A little more than five years ago Fox Home Video released a handsomely restored DVD of Fritz Lang‘s Man Hunt (’41). Fox’s Schawn Belston made this spooky World War II noir look terrific, and the DVD included a short doc called “Rogue Male: The Making of Man Hunt” plus a commentary track by Patrick McGilligan, a stills gallery and a before-and-after restoration comparison. (My favorable review posted on 4.17.09.) The worth-its-weight-in-gold DVD is selling for $10 on Amazon as we speak, but Twilight Time is charging $30 dollars for a brand-new Bluray version, or a simple high-def rescan of the materials that Belston rendered with such care. That’s what TT does, I realize — charges an arm and a leg for limited-edition Blurays and sometimes with no extras — but fuck them anyway. I bought the damn thing on Screen Archives, but I really resented doing this. I would go for $20 or thereabouts, but $30 effing dollars? Is a 73 year-old thriller that most film scholars regard as somewhere between good and pretty good (but far from Foreign Correspondent-level great) worth all that much? The title, by the way, should be spelled Manhunt — I don’t care how they spelled it in ’41.

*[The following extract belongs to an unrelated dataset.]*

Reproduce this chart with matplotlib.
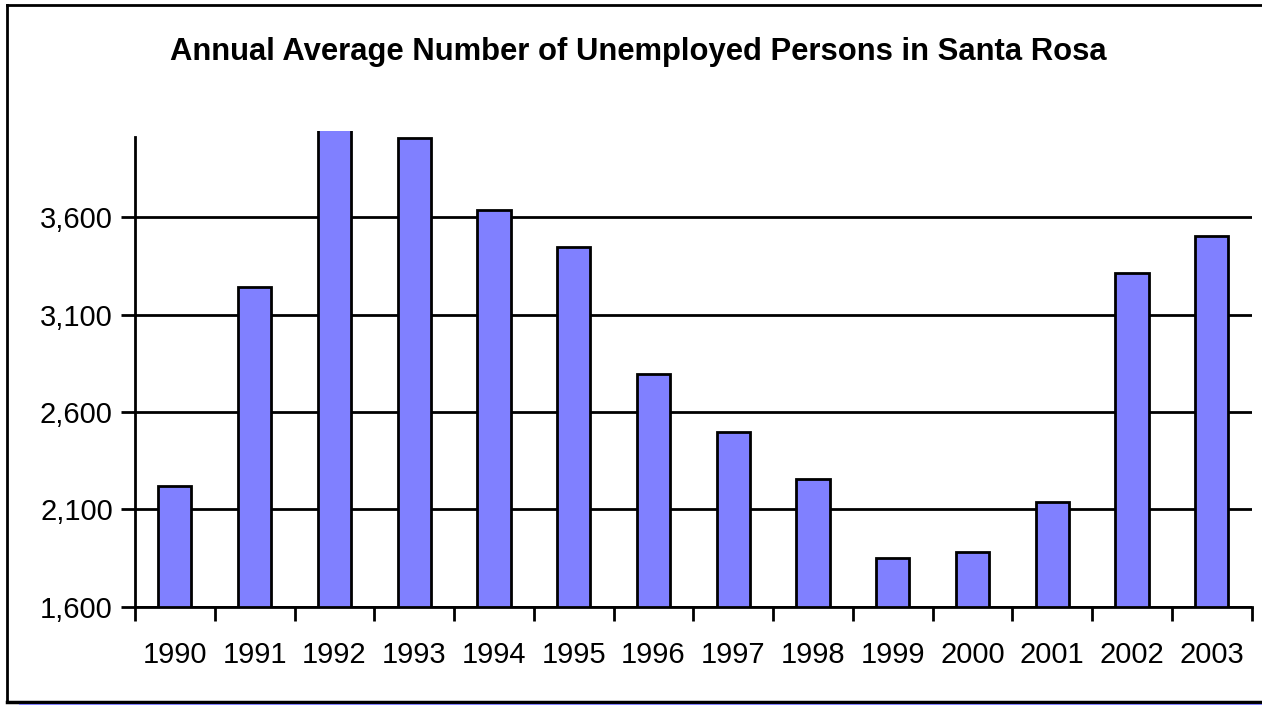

Man Hunt was one of my favorite late-night TV movies when I was in my early to mid teens,” I wrote in ’09. “Based on Geoffrey Household‘s ‘Rogue Male,’ it’s about a gentleman hunter named Thorndike (Walter Pidgeon) who manages to penetrate Adolf Hitler‘s Berchtesgaden headquarters as a kind of hunting exercise, not to kill Hitler but to prove to himself that he was able to get him in his sights.

“Then the story kicks in. Pidgeon/Thorndike is discovered by German security, thrown off a cliff, survives, is tracked down by soldiers and hounds but manages to escape, makes his way to London with German agents still on his trail (and with the help of a young kid, played by Roddy McDowall), meets an emotionally vulnerable streetwalker (Joan Bennett) who wears a little metal arrow in her beret. She falls for Thorndike, takes him in, pays the price.

“The principal baddie is played by George Sanders; John Carradine plays another ne’er do well. I especially recall the ending with Pidgeon hiding in a cave and Sanders talking to him from outside, trying to coax him out, and the manner in which the little arrow from Bennett’s beret resolves things.”